L’histoire

Une caisse de crédit agricole avait consenti à l’EARL du Mont Ventoux, constituée entre Marc et son épouse Cécile, plusieurs prêts en vue de l’acquisition de parcelles et de matériel. Marc, s’était rendu caution, avec le consentement exprès de son épouse, des engagements de la société à l’égard de la banque.

Le contentieux

L’EARL ayant rencontré des difficultés financières avait été mise en redressement puis en liquidation judiciaires. La banque avait alors assigné Marc et son épouse Cécile, pour obtenir leur condamnation solidaire à lui payer certaines sommes.

La solidarité entre époux s’imposait-elle ? La banque pouvait-elle poursuivre les deux époux ? Le fondement du litige se trouvait dans l’article 1415 du code civil. Ce texte dispose que chacun des époux ne peut engager que ses biens propres et ses revenus par un cautionnement ou un emprunt, à moins que ceux-ci n’aient été contractés avec le consentement exprès de l’autre conjoint, qui dans ce cas n’engage pas ses biens propres. Le consentement exprès du conjoint donné à l’occasion de la souscription d’un emprunt contracté par l’autre époux offre une garantie particulière à la banque qui peut, le cas échéant, poursuivre la caution sur les biens communs.

Pour poursuivre les deux époux en invoquant leur solidarité, la banque s’était fondée sur le consentement exprès donné par Cécile dans l’acte de caution. La banque espérait-elle ainsi pouvoir mettre en œuvre outre les biens communs, les biens propres de Cécile ?

Les juges lui avaient donné raison. Ils avaient condamné solidairement Cécile. Pour eux, dès lors qu’il résultait des actes de cautionnement que Marc était caution avec le consentement exprès de Cécile - la signature de cette dernière était en effet précédé de la mention manuscrite de celle-ci « Bon pour consentement exprès » - il y avait lieu de retenir la solidarité entre les époux.

« Elle avait signé l'acte de cautionnement avec la mention “Bon pour consentement exprès” »

Marc et Cécile estimaient que cette situation était contraire aux dispositions de l’article 1415 du code civil.

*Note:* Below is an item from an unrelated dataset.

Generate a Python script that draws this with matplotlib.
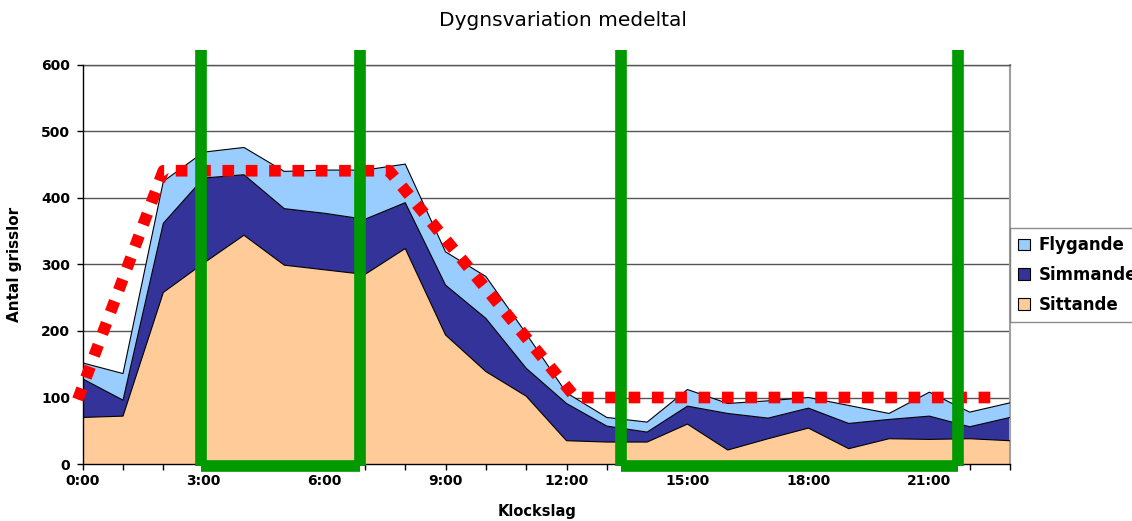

Aussi, avaient-ils saisi la Cour de cassation en soutenant que le consentement exprès du conjoint à un contrat de cautionnement a pour seul effet d’étendre l’assiette du gage du créancier aux biens communs.

La haute juridiction a censuré la cour d’appel. En donnant son consentement, le conjoint, qui ne contracte aucun engagement personnel, ne se porte ni caution ni emprunteur. Aussi, en retenant l’existence d’une solidarité entre Marc et Cécile pour la seule raison qu’il résultait des actes de cautionnement qu’elle avait donné son consentement exprès au cautionnement souscrit par son époux, les juges avaient bien violé la loi.

 L’épilogue

Marc et Cécile n’auront pas à revenir devant une cour de renvoi. En effet, après avoir censuré la cour d’appel, la Cour de cassation a considéré – ce qui est peu fréquent - que l’intérêt d’une bonne administration de la justice justifiait qu’elle statue au fond. Aussi a-t-elle retenu que Cécile ne s’étant pas porté caution, la demande en paiement de la banque devait être rejetée en tant qu’elle était formée contre elle. Retenons de cette histoire que signer un acte de cautionnement n’est pas anodin et implique d’être vigilant sur sa portée et d’avoir conscience de ses conséquences juridiques.